FLAGSTAFF — While many were off for this weekend in honor of President’s day—perhaps taking selfies at the Grand Canyon—Search and Rescue (SAR) crews had a busy weekend responding to three missions. Rescue assistance from Coconino County Search and Rescue was required in Williams, Ash Fork and Flagstaff.
The first occurred on Saturday at approximately 3:15 pm when the Williams Fire Department requested assistance responding to an injured adult male hiker in the Bennett Spring area. The hiker had sustained a fall and was complaining of back pain. Search and Rescue personnel responded and assisted with interpreting some GPS location information and rescuing the hiker from the location where he was injured.
Williams Fire personnel hiked in and made initial patient contact and SAR personnel hiked in with additional equipment. It was determined that a helicopter short haul rescue was the most appropriate technique due to the patient’s condition. An Arizona Department of Public Safety Air Rescue helicopter from Kingman responded to the scene and picked up a Heli-Rescue Technician from the Coconino County Sheriff’s Office. The Heli-Rescue Technician was inserted a short distance away from the patient and then hiked to the scene and placed the patient, who was on a backboard, into the Bauman Bag which is the device used during short haul rescue. The helicopter then conducted a short haul during which the rescuer and the patient were suspended 150 feet below the helicopter on a rope. The patient and rescuer were flown from the accident scene to Camp Clover landing zone where the patient was transferred to LifeLine Ambulance for transport to Flagstaff Medical Center. The rescue was complete by 6:30 pm.

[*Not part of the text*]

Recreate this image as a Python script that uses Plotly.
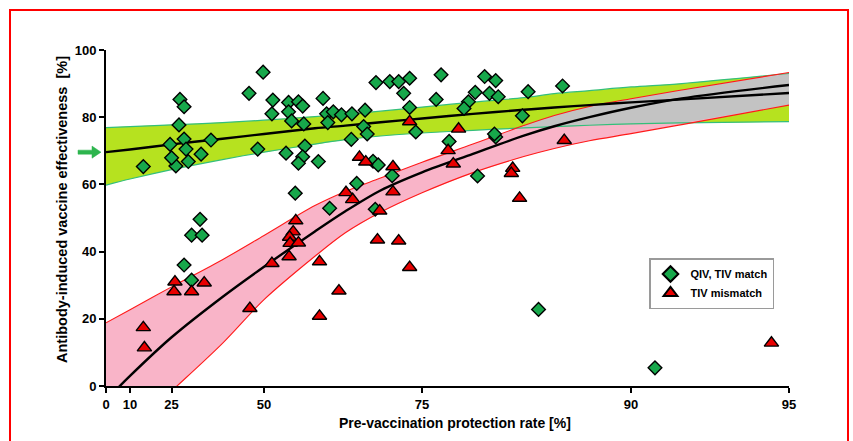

While the rescue in Williams was occurring the Sheriff’s Office was responding to a report of a missing 9 year old male in the Westwood Ranch area north of Ashfork. The child had been last seen at 1:00 pm at a residence near Stone Lake and had run into the woods following an argument. When the child did not return in a short period of time the family contacted the Sheriff’s Office for assistance.
Deputies and Search and Rescue responded to the scene. Both a tracking and trailing search dog and an area search dog were used during the initial response. Additional ground search and rescue and the DPS Air Rescue helicopter joined the search using night vision in forward looking infrared units to search for the child. Due to the large search area additional search and rescue resources were requested from Yavapai County Sheriff’s Office to respond in the morning. At approximately 7:24 AM on Sunday as the Yavapai County Sheriff’s Office team were driving to the incident command post location they located the child walking down a road. The child identified himself and asked for help. The child was cold and tired but in otherwise good condition. He was transported to the incident command post and reunited with his family.
On Sunday night at approximately 9:30 PM the Sheriff’s Office and SAR personnel responded to a report of four lost hikers; three males and one female, on Mt. Elden in need of assistance. The hikers had become stranded due to darkness near the waterfall area on Mt. Elden. Rescuers made voice contact with them in that area and then DPS Air Rescue was able to locate them and guide them down the slope which they illuminated with the spotlight. Rescuers met them on their descent and then guided them to the trail head. The hikers were lightly dressed and not prepared for cold overnight temperatures. This was the second rescue in the waterfall area of Mt. Elden in a week.
Search and Rescue would like to remind outdoor recreationists to follow some simple advice to keep them safe and aid in a search and rescue effort if it is needed. Outdoor recreationists should always tell someone where they are going and when they will be back so that if a person does not arrive as expected Search and Rescue will have a place to start the search effort. Recreationists should also carry the 10 essentials on every hike since no one ever intends to get lost or hurt on their outing but it can happen. Those essentials include:
3. Extra warm clothing
4. Navigation equipment (map, compass, GPS)
5. Headlamp/Flashlight and extra batteries
6. First Aid Kit
7. Shelter Material such as a space blanket or large leaf bag
8. Fire starting kit or backpacking stove
9. Pocket knife or multi-tool
10. Whistle/Signal mirror
An eleventh essential is a cell phone. While a cell phone doesn’t always work in backcountry locations, sending and receiving texts sometimes works when calls don’t. Also, your cell phone can help provide rescuers with important information about the situation and the location.